There's something very odd to me about the idea that the elderly would be among the first populations to co-habitate with robots. The world is a weird place, and I think it must be very weird to be old here. Appliances far less exotic than a robotic dog may well be enough to baffle elderly folks, or at least inspire the kind of ambivalence that comes from looking at something too alien to even consider. I think that for my 92 year old grandma, computers basically don't exist. But is it possible that in a few years she might be welcoming a robotic companion into her home? What kind of lifestyle are these people suddenly living? What, if anything, do they think about being soothed by robots? Maybe I'm not really indicating why I think this is so...strange. But strange it is. Imagine: There is a small dog yapping at my grandmother's ankles as she writes letters, plays a crossword or solitaire or watches Maury Povich. He's plastic. (He's a "he".) He's pretending to be hungry, but there's no food for him. My grandmother pats his head, her painted fingernails and rings and knobbly arthritic knuckles clacking on his head and she says to this machine "Shush, little dog, shush." A voice-recognition program relays this to a microchip that's programmed to understand English, but not too well. Just well enough. His small, red eyes dim and he lays and powers down. She goes back to her correspondence, writing to someone about someone else who has died, because they are old. She's so glad that a robot is sleeping on her floor. She's comforted.

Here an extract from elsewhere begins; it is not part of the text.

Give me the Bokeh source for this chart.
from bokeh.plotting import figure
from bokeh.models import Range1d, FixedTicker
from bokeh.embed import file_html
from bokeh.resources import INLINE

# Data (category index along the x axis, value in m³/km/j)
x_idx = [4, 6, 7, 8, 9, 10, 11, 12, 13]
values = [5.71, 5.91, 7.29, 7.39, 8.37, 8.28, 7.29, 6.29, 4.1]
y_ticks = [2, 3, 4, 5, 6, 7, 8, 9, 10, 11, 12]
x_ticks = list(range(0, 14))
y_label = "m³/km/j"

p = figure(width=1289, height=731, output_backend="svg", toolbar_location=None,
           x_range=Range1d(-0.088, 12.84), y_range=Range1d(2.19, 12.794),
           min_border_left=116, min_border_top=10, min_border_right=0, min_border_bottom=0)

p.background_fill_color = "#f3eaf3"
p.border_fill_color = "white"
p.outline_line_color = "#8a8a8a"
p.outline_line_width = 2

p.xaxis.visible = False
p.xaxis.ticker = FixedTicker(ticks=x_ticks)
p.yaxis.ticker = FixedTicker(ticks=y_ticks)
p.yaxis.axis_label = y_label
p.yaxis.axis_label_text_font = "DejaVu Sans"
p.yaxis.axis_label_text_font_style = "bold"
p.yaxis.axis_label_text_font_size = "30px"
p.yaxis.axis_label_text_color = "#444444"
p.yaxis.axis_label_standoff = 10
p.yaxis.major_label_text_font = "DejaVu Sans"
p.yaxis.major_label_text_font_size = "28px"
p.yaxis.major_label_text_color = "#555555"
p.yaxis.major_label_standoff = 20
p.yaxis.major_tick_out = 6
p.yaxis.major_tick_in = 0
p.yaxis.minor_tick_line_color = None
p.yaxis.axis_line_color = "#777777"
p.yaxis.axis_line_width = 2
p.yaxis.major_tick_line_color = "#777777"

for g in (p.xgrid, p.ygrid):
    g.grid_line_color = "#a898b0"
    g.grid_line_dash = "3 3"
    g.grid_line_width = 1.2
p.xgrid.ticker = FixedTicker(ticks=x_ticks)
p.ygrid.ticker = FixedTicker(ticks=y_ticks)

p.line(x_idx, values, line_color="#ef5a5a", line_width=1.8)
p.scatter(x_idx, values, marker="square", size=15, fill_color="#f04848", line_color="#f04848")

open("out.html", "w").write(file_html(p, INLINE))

Elsewhere, robots are digging up rocks on Mars.

Curiouser and curiouser.

4 Comments:

At 10:06 AM , Blogger sean said...

dan you really need to come to japan.

 
At 9:47 PM , Blogger dan said...

You're probably right. I know that they would rock my provincial Ohio-boy brain. How many robots were involved in you posting that comment? Eleven? Twelve?

 
At 11:07 AM , Blogger stridewideman said...

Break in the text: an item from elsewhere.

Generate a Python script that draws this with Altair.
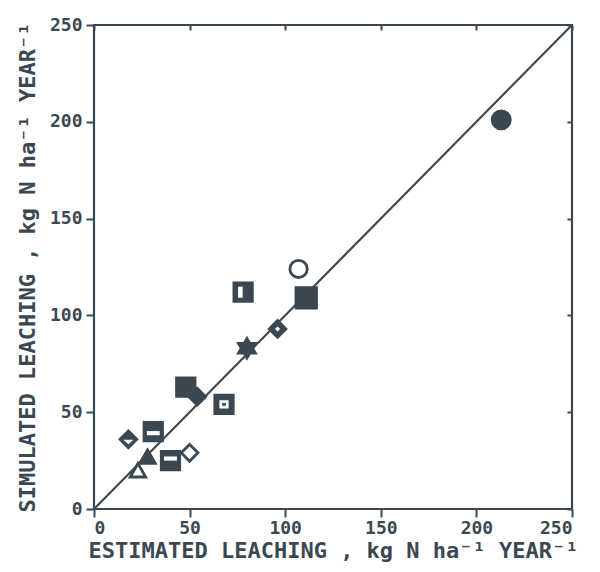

Dan, this particular instance of robot/senior interaction was featured on NPR this morning. According to the pencil neck being internviewed, there's just no proof that there's anything wrong with a senior developing an emotional attachement to an inanimate object.

Good thing. Christ knows other people aren't going to go talk to those geezers.

 
At 9:24 AM , Blogger dan said...

Oh, I don't think there's anything *wrong* with it. But the issue of when and where these robots make headway into our society continues to surprise. Sometimes. I guess I should have seen gun-toting robots coming.